Pragmatism was a huge motivational factor in Bangabandhu's attitude to the United States and China. Both these countries, insofar as their governments were concerned, had overtly opposed Bangladesh's war of liberation and had publicly upheld Pakistan's cause in 1971. The Chinese made their pro-Pakistan attitude clearer when, after December 1971, they twice vetoed Bangladesh's attempts to enter the United Nations. And yet Sheikh Mujibur Rahman exercised restraint, saying not a word against Washington and Beijing. He knew he would need to deal with them in future. It was a classic case of a national leader forgiving the sins of people he needed to turn into friends. Bangabandhu travelled to New York and then to Washington, where he apprised President Gerald Ford in unambiguous manner of the difficulties his country was up against. He spoke to Henry Kissinger, who would later visit Dhaka, despite knowing that Kissinger's had been a strident voice in the Nixon administration's tilt toward Pakistan in 1971.
In his rather short-lived administration of slightly over three years, Bangabandhu Sheikh Mujibur Rahman was instrumental in taking his new country into the important councils of global diplomacy. It was his sheer force of personality, his charisma, that earned Bangladesh's people respect and sympathy across the world. There clearly was the perception in him that while Bengalis inhabited a small state, they were privy to a culture that was as spacious as the long distances of time between generations, which was why they needed to make themselves heard among other nations. Bangabandhu personified this ambition in his people, through choosing to join the summit of Islamic nations in Lahore in February 1974 once Pakistan had acknowledged Bangladesh as an independent nation.

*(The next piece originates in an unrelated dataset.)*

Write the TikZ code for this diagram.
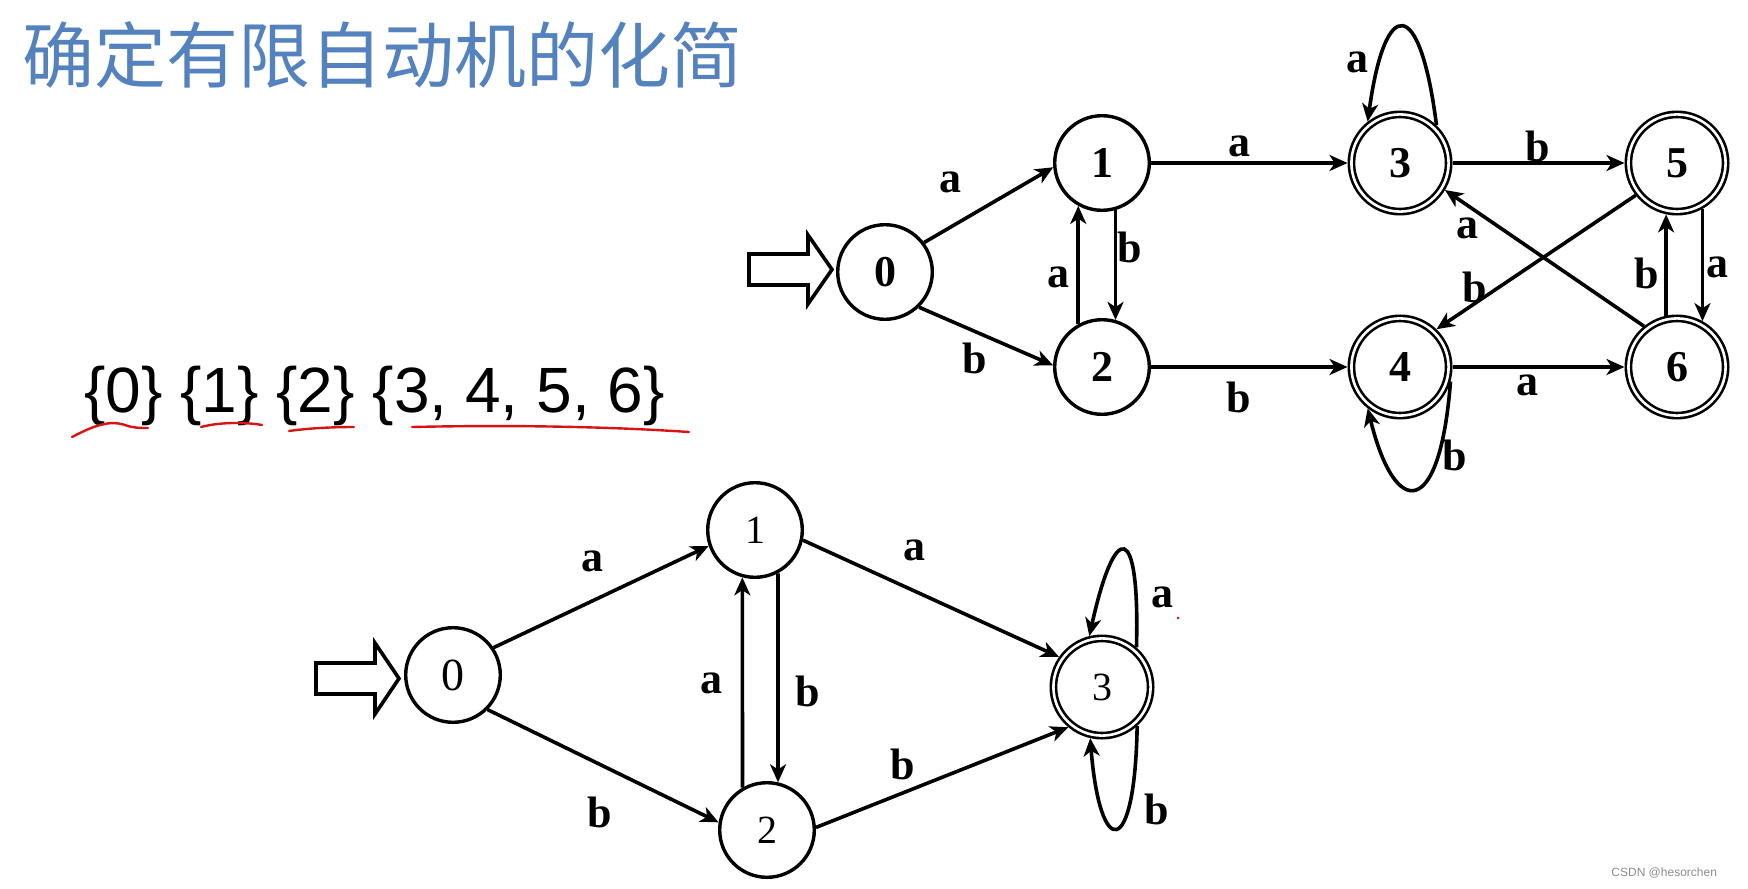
\documentclass[tikz,border=0pt]{standalone}
\usepackage{fontspec}
\setmainfont{Liberation Serif}
\newfontfamily\arialf{Liberation Sans}
\newfontfamily\cjkf{Noto Sans CJK SC}
\usetikzlibrary{arrows.meta}
\definecolor{titleblue}{RGB}{84,130,190}
\definecolor{penred}{RGB}{215,20,20}
\tikzset{
  state/.style={circle, draw, line width=1.7pt, minimum size=47.3pt, inner sep=0pt, outer sep=0.85pt, font=\fontsize{22}{22}\selectfont\bfseries},
  acc/.style={circle, draw, line width=1.3pt, double, double distance=1.3pt, minimum size=48.6pt, inner sep=0pt, outer sep=1.95pt, font=\fontsize{22}{22}\selectfont\bfseries},
  lbl/.style={font=\fontsize{22}{22}\selectfont\bfseries, inner sep=0pt},
  tr/.style={line width=1.8pt, -{Stealth[length=9pt,width=8pt,inset=2.6pt]}},
  startarrow/.style={draw, line width=1.8pt, fill=white, line join=miter},
  pen/.style={penred, line width=1.2pt, line cap=round},
  regnum/.style={font=\fontsize{20}{20}\selectfont}
}
\begin{document}
\begin{tikzpicture}[x=0.5pt,y=-0.5pt]
\useasboundingbox (0,0) rectangle (1748,888);
% title
\node[anchor=west, inner sep=0pt, text=titleblue, font=\cjkf\fontsize{36}{36}\selectfont] (title) at (22,55) {确定有限自动机的化简};
% partition
\node[anchor=base west, inner sep=0pt, font=\arialf\fontsize{32}{32}\selectfont] (part) at (84,412) {\{0\} \{1\} \{2\} \{3, 4, 5, 6\}};
\draw[pen] (72,437) .. controls (95,425) and (110,420) .. (125,425) .. controls (133,428) and (140,428) .. (148,428);
\draw[pen] (201,427) .. controls (220,422) and (245,422) .. (262,425);
\draw[pen] (289,431) .. controls (310,428) and (335,427) .. (354,427);
\draw[pen] (412,427) .. controls (500,425) and (600,426) .. (689,432);

% ---------- top automaton ----------
\node[state] (t0) at (885,272) {0};
\node[state] (t1) at (1102,163) {1};
\node[state] (t2) at (1102,367) {2};
\node[acc] (t3) at (1400,163) {3};
\node[acc] (t4) at (1400,367) {4};
\node[acc] (t5) at (1677,163) {5};
\node[acc] (t6) at (1677,367) {6};
\draw[startarrow] (749,254) -- (808,254) -- (808,235) -- (832,269.5) -- (808,304) -- (808,285) -- (749,285) -- cycle;

\draw[tr] (t0.37) -- (t1.185);
\draw[tr] (t0.-46) -- (t2.178);
\draw[tr] (t1.-74.6) -- (t2.74.6);
\draw[tr] (t2.119.3) -- (t1.-119.3);
\draw[tr] (t1.0) -- (t3.180);
\draw[tr] (t2.0) -- (t4.180);
\draw[tr] (t3.0) -- (t5.180);
\draw[tr] (t4.0) -- (t6.180);
\draw[tr] (t5.-61.6) -- (t6.61.6);
\draw[tr] (t6.102) -- (t5.-102);
\draw[tr] (t5.218) -- (t4.46);
\draw[tr] (t6.129) -- (t3.-31);
\draw[tr] (t3.46) .. controls (1420,-5) and (1385,-5) .. (t3.128);
\draw[tr] (t4.-16) .. controls (1440,520) and (1395,520) .. (t4.-128);

\node[lbl] (la01) at (950,182) {a};
\node[lbl] (lb02) at (975,358) {b};
\node[lbl] (la21) at (1058,277) {a};
\node[lbl] (lb12) at (1130,247) {b};
\node[lbl] (la13) at (1239,146) {a};
\node[lbl] (lb24) at (1239,397) {b};
\node[lbl] (la33) at (1357,62) {a};
\node[lbl] (lb35) at (1538,146) {b};
\node[lbl] (la46) at (1527,385) {a};
\node[lbl] (lb44) at (1455,455) {b};
\node[lbl] (la63) at (1467,228) {a};
\node[lbl] (lb54) at (1475,287) {b};
\node[lbl] (lb65) at (1647,273) {b};
\node[lbl] (la56) at (1717,267) {a};

% ---------- bottom automaton ----------
\node[state, font=\fontsize{23}{23}\selectfont] (b0) at (453,675) {0};
\node[state, regnum] (b1) at (755,530) {1};
\node[state, regnum] (b2) at (767,830) {2};
\node[acc, regnum] (b3) at (1102,687) {3};
\draw[startarrow] (316,663) -- (375,663) -- (375,643) -- (399,678.5) -- (375,714) -- (375,694) -- (316,694) -- cycle;

\draw[tr] (b0.34) -- (b1.-161);
\draw[tr] (b0.-45) -- (b2.171);
\draw[tr] (b1.-62) -- (b2.77);
\draw[tr] (b2.120.7) -- (b1.-105.4);
\draw[tr] (b1.-12) -- (b3.145);
\draw[tr] (b2.3) -- (b3.-130);
\draw[tr] (b3.49) .. controls (1140,520) and (1115,520) .. (b3.104);
\draw[tr] (b3.-48) .. controls (1135,860) and (1100,860) .. (b3.-103);

\node[lbl] (lba01) at (592,561) {a};
\node[lbl] (lbb02) at (600,812) {b};
\node[lbl] (lba21) at (711,683) {a};
\node[lbl] (lbb12) at (808,691) {b};
\node[lbl] (lba13) at (914,550) {a};
\node[lbl] (lbb23) at (903,764) {b};
\node[lbl] (lba33) at (1162,597) {a};
\node[lbl] (lbb33) at (1157,809) {b};
\fill[penred] (1178,618) circle (1.5);

% watermark
\node[anchor=west, inner sep=0pt, text=black!45, font=\arialf\fontsize{6}{6}\selectfont] (wm) at (1611,873) {CSDN @hesorchen};
\end{tikzpicture}
\end{document}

Bangabandhu was a larger than life individual. Edward Heath and Harold Wilson were happy in his company. Fidel Castro was mesmerized by him, by the fact that a nation had fought and won a war in his name even as he languished in prison. Muammar Gaddafi, Pakistan's friend, was awed by Bangladesh's leader. Marshal Tito respected him hugely and Anwar Sadat thought of him as a brother. The United Arab Emirates' Sheikh Zayed bin Sultan al Nahiyan was cheered at the discovery that he and Mujib were both sheikhs. Bangabandhu grinned and told him, "Yes, but there is a difference. You see, I am a very poor sheikh." Both men burst into laughter.
There was the quintessential diplomat in Bangabandhu; and it was in evidence as far back as the heady days of early 1972. Asked by a newsman if he contemplated West Bengal someday joining his free country to create a greater Bangladesh, he looked the newsman in the eye, let out a puff of smoke from his ubiquitous pipe and said gently, with that trademark smile playing on his lips, "I am happy with my Bangladesh."